▶ What the task requires
In the data below, find every line that has the string "this", and copy it.

##### Data for processing #####

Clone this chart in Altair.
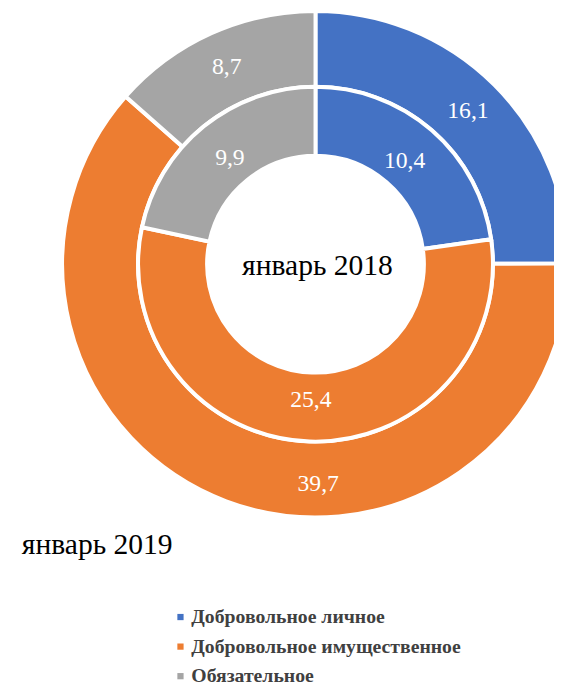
import altair as alt
import pandas as pd

categories = ["Добровольное личное", "Добровольное имущественное", "Обязательное"]
values_2019 = [16.1, 39.7, 8.7]   # outer ring
values_2018 = [10.4, 25.4, 9.9]   # inner ring
labels_2019 = ["16,1", "39,7", "8,7"]
labels_2018 = ["10,4", "25,4", "9,9"]
colors = ["#4472C4", "#ED7D31", "#A5A5A5"]
title_2018 = "январь 2018"
title_2019 = "январь 2019"

CX, CY = 312, 255
FONT = "'Liberation Serif', 'Times New Roman', serif"

df_outer = pd.DataFrame({"cat": categories, "value": values_2019, "label": labels_2019, "idx": [0, 1, 2]})
df_inner = pd.DataFrame({"cat": categories, "value": values_2018, "label": labels_2018, "idx": [0, 1, 2]})

color = alt.Color(
    "cat:N",
    scale=alt.Scale(domain=categories, range=colors),
    sort=categories,
    legend=alt.Legend(
        title=None, orient="none", legendX=165, legendY=603,
        symbolType="square", symbolSize=40, symbolStrokeWidth=0,
        labelFont=FONT, labelFontWeight="bold", labelFontSize=20,
        labelColor="#404040", labelOffset=1, rowPadding=10, labelLimit=400,
    ),
)
theta = alt.Theta("value:Q", stack="normalize")
order = alt.Order("idx:Q")

outer = alt.Chart(df_outer)
inner = alt.Chart(df_inner)

outer_arc = outer.mark_arc(outerRadius=257, innerRadius=180, stroke="white", strokeWidth=4,
                           x=CX, y=CY).encode(theta=theta, color=color, order=order)
inner_arc = inner.mark_arc(outerRadius=180, innerRadius=110, stroke="white", strokeWidth=4,
                           x=CX, y=CY).encode(theta=theta, color=color, order=order)

txt = dict(font=FONT, fontSize=24, color="white", x=CX, y=CY, align="center", baseline="middle")
outer_text = outer.mark_text(radius=219, **txt).encode(
    theta=theta, detail="cat:N", order=order,
    text=alt.condition("datum.idx == 1", alt.value(""), "label:N"))
outer_text_moved = outer.mark_text(radius=219, dx=80, dy=18, **txt).encode(
    theta=theta, detail="cat:N", order=order,
    text=alt.condition("datum.idx == 1", "label:N", alt.value("")))
inner_text = inner.mark_text(radius=138, **txt).encode(
    theta=theta, detail="cat:N", order=order, text="label:N")

center_title = alt.Chart(pd.DataFrame({"t": [title_2018]})).mark_text(
    font=FONT, fontSize=30, color="black", x=CX + 2, y=CY + 2, align="center", baseline="middle"
).encode(text="t:N")
bottom_title = alt.Chart(pd.DataFrame({"t": [title_2019]})).mark_text(
    font=FONT, fontSize=30, color="black", x=14, y=540, align="left", baseline="middle"
).encode(text="t:N")

chart = alt.layer(
    outer_arc, inner_arc, outer_text, outer_text_moved, inner_text, center_title, bottom_title
).properties(
    width=554, height=677, autosize=alt.AutoSizeParams(type="none"), padding=0
).configure_view(stroke=None).configure(background="white")

chart.save("out.html", embed_options={"renderer": "svg", "actions": False})
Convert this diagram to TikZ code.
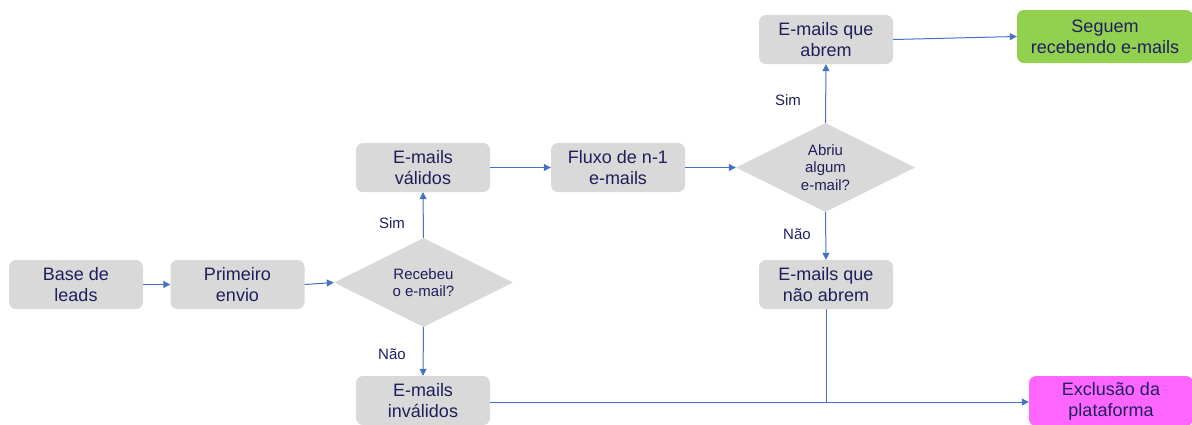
\documentclass[tikz,border=0pt]{standalone}
\usepackage{fontspec}
\setmainfont{Liberation Sans}
\usetikzlibrary{shapes.geometric,arrows.meta}
\definecolor{boxgray}{HTML}{D9D9D9}
\definecolor{txt}{HTML}{1F1F5C}
\definecolor{arr}{HTML}{4472C4}
\definecolor{okgreen}{HTML}{92D050}
\definecolor{delpink}{HTML}{FF66FF}
\tikzset{
  stepbox/.style={rectangle, rounded corners=7pt, fill=boxgray, draw=none,
    minimum width=134pt, minimum height=49pt, align=center, text=txt,
    font=\fontsize{18}{21}\selectfont, inner sep=0pt},
  decide/.style={diamond, fill=boxgray, draw=none, minimum width=179pt,
    minimum height=89pt, inner sep=0pt},
  dtext/.style={align=center, text=txt, inner sep=0pt,
    font=\fontsize{15}{17.5}\selectfont},
  lbl/.style={text=txt, font=\fontsize{15}{18}\selectfont, inner sep=0pt},
  conn/.style={draw=arr, line width=1pt, -{Triangle[length=7pt,width=7pt]}},
  plain/.style={draw=arr, line width=1pt}
}
\begin{document}
\begin{tikzpicture}[x=1pt,y=-1pt]
\useasboundingbox (0,0) rectangle (1192,424);
\clip (0,0) rectangle (1192,424);
\node[stepbox] (base) at (76,284.5) {Base de\\leads};
\node[stepbox] (prim) at (237.5,284.5) {Primeiro\\envio};
\node[decide, label={[dtext]center:Recebeu\\o e-mail?}] (d1) at (423.5,282.5) {};
\node[stepbox] (valid) at (423,167.5) {E-mails\\válidos};
\node[stepbox] (inval) at (423,400.5) {E-mails\\inválidos};
\node[stepbox] (fluxo) at (618,167.5) {Fluxo de n-1\\e-mails};
\node[decide, label={[dtext]center:Abriu\\algum\\e-mail?}] (d2) at (825.5,167.5) {};
\node[stepbox] (abrem) at (826,39.5) {E-mails que\\abrem};
\node[stepbox] (nabrem) at (826,284.5) {E-mails que\\não abrem};
\node[stepbox, fill=okgreen, minimum width=176pt, minimum height=53pt] (seguem) at (1105,36.5) {Seguem\\recebendo e-mails};
\node[stepbox, fill=delpink, minimum width=164pt, minimum height=50pt] (excl) at (1111,401) {Exclusão da\\plataforma};
\node[lbl] (sim1) at (392,223) {Sim};
\node[lbl] (nao1) at (392,354) {Não};
\node[lbl] (sim2) at (788,100) {Sim};
\node[lbl] (nao2) at (797,234) {Não};
\coordinate (join) at (826,402);
\draw[conn] (base) -- (prim);
\draw[conn] (prim.east) -- (d1.west);
\draw[conn] (d1.north) -- (valid.south);
\draw[conn] (d1.south) -- (inval.north);
\draw[conn] (valid) -- (fluxo);
\draw[conn] (fluxo) -- (d2);
\draw[conn] (d2.north) -- (abrem.south);
\draw[conn] (d2.south) -- (nabrem.north);
\draw[conn] (abrem.east) -- (seguem.west);
\draw[conn] (inval.east |- join) -- (excl.west |- join);
\draw[plain] (nabrem.south) -- (join);
\end{tikzpicture}
\end{document}
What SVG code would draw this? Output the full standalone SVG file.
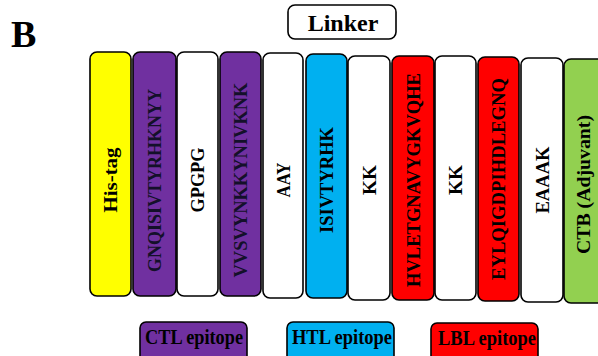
<svg xmlns="http://www.w3.org/2000/svg" width="598" height="356" viewBox="0 0 598 356">
<style>
.b{stroke:#000;stroke-width:1.6}
.t{font-family:"Liberation Serif","Times New Roman",serif;font-weight:bold;font-size:19px;fill:#000;text-anchor:middle}
.lg{font-size:20px}
.yel{fill:#FFFF00}.pur{fill:#7030A0}.wht{fill:#FFFFFF}.blu{fill:#00B0F0}.red{fill:#FF0000}.grn{fill:#92D050}
</style>
<rect width="598" height="356" fill="#fff"/>
<text x="11" y="47" style="font-family:'Liberation Serif','Times New Roman',serif;font-weight:bold;font-size:38px">B</text>
<g id="linker">
<rect class="b wht" x="288" y="5" width="108" height="34" rx="7"/>
<text class="t" x="343" y="31" style="font-size:24px">Linker</text>
</g>
<g id="his-tag"><rect class="b yel" x="90" y="52" width="41" height="244" rx="7"/>
<text class="t" transform="translate(110.5,180) rotate(-90)" y="6.5" textLength="65" lengthAdjust="spacingAndGlyphs">His-tag</text></g>
<g id="ctl1"><rect class="b pur" x="133" y="52" width="43" height="244" rx="7"/>
<text class="t" transform="translate(154.5,180.5) rotate(-90)" y="6.5" textLength="183" lengthAdjust="spacingAndGlyphs" style="fill:#14102a">GNQISIVTYRHKNYY</text></g>
<g id="gpgpg"><rect class="b wht" x="177" y="52" width="41" height="244" rx="7"/>
<text class="t" transform="translate(197.5,180) rotate(-90)" y="6.5" textLength="65" lengthAdjust="spacingAndGlyphs">GPGPG</text></g>
<g id="ctl2"><rect class="b pur" x="220" y="52" width="41" height="244" rx="7"/>
<text class="t" transform="translate(240.5,180) rotate(-90)" y="6.5" textLength="195" lengthAdjust="spacingAndGlyphs" style="fill:#14102a">VVSVYNKKYNIVKNK</text></g>
<g id="aay"><rect class="b wht" x="263" y="53" width="40" height="245" rx="7"/>
<text class="t" transform="translate(283,180) rotate(-90)" y="6.5" textLength="35" lengthAdjust="spacingAndGlyphs">AAY</text></g>
<g id="htl"><rect class="b blu" x="306" y="54" width="41" height="244" rx="7"/>
<text class="t" transform="translate(326.5,180) rotate(-90)" y="6.5" textLength="106" lengthAdjust="spacingAndGlyphs">ISIVTYRHK</text></g>
<g id="kk1"><rect class="b wht" x="348" y="56" width="42" height="244" rx="7"/>
<text class="t" transform="translate(369,180) rotate(-90)" y="6.5" textLength="30" lengthAdjust="spacingAndGlyphs">KK</text></g>
<g id="lbl1"><rect class="b red" x="392" y="56" width="42" height="244" rx="7"/>
<text class="t" transform="translate(413,180) rotate(-90)" y="6.5" textLength="214" lengthAdjust="spacingAndGlyphs">HVLETGNAVYGKVQHE</text></g>
<g id="kk2"><rect class="b wht" x="435" y="56" width="41" height="244" rx="7"/>
<text class="t" transform="translate(455.5,180) rotate(-90)" y="6.5" textLength="30" lengthAdjust="spacingAndGlyphs">KK</text></g>
<g id="lbl2"><rect class="b red" x="478" y="57" width="41" height="244" rx="7"/>
<text class="t" transform="translate(498.5,179) rotate(-90)" y="6.5" textLength="202" lengthAdjust="spacingAndGlyphs">EYLQIGDPIHDLEGNQ</text></g>
<g id="eaaak"><rect class="b wht" x="521" y="58" width="42" height="244" rx="7"/>
<text class="t" transform="translate(542,180) rotate(-90)" y="6.5" textLength="67" lengthAdjust="spacingAndGlyphs">EAAAK</text></g>
<g id="ctb"><rect class="b grn" x="564" y="59" width="60" height="244" rx="7"/>
<text class="t" transform="translate(583,184.5) rotate(-90)" y="6.5" textLength="139" lengthAdjust="spacingAndGlyphs">CTB (Adjuvant)</text></g>
<g id="legend-ctl"><rect class="b pur" x="140" y="322" width="107" height="40" rx="6"/>
<text class="t lg" x="194" y="344" textLength="98" lengthAdjust="spacingAndGlyphs">CTL epitope</text></g>
<g id="legend-htl"><rect class="b blu" x="287" y="322" width="107" height="40" rx="6"/>
<text class="t lg" x="342" y="344" textLength="100" lengthAdjust="spacingAndGlyphs">HTL epitope</text></g>
<g id="legend-lbl"><rect class="b red" x="431" y="323" width="107" height="40" rx="6"/>
<text class="t lg" x="487" y="345" textLength="98" lengthAdjust="spacingAndGlyphs">LBL epitope</text></g>
<g id="connectors"></g>
</svg>
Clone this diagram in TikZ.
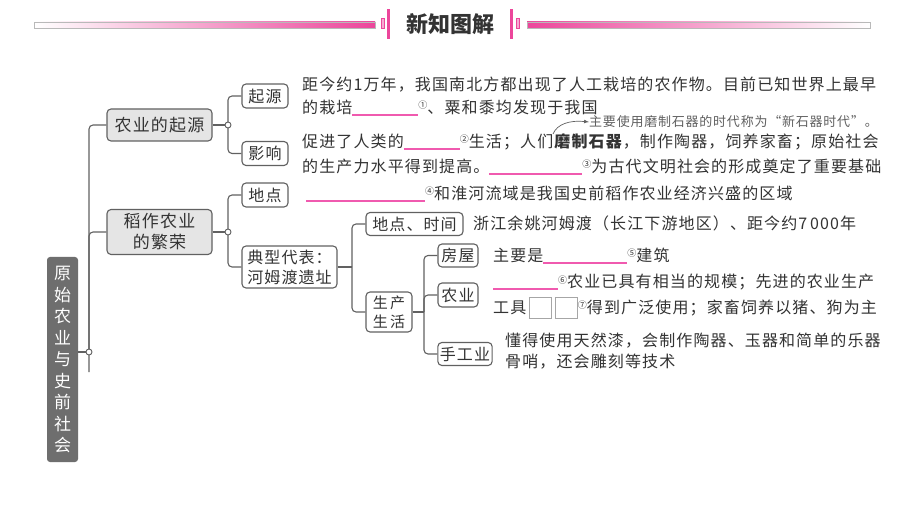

#####

▶ Reply
Clone this chart in Altair.
Convert this diagram to TikZ code.
What SVG code would draw this? Output the full standalone SVG file.
Clone this diagram in TikZ.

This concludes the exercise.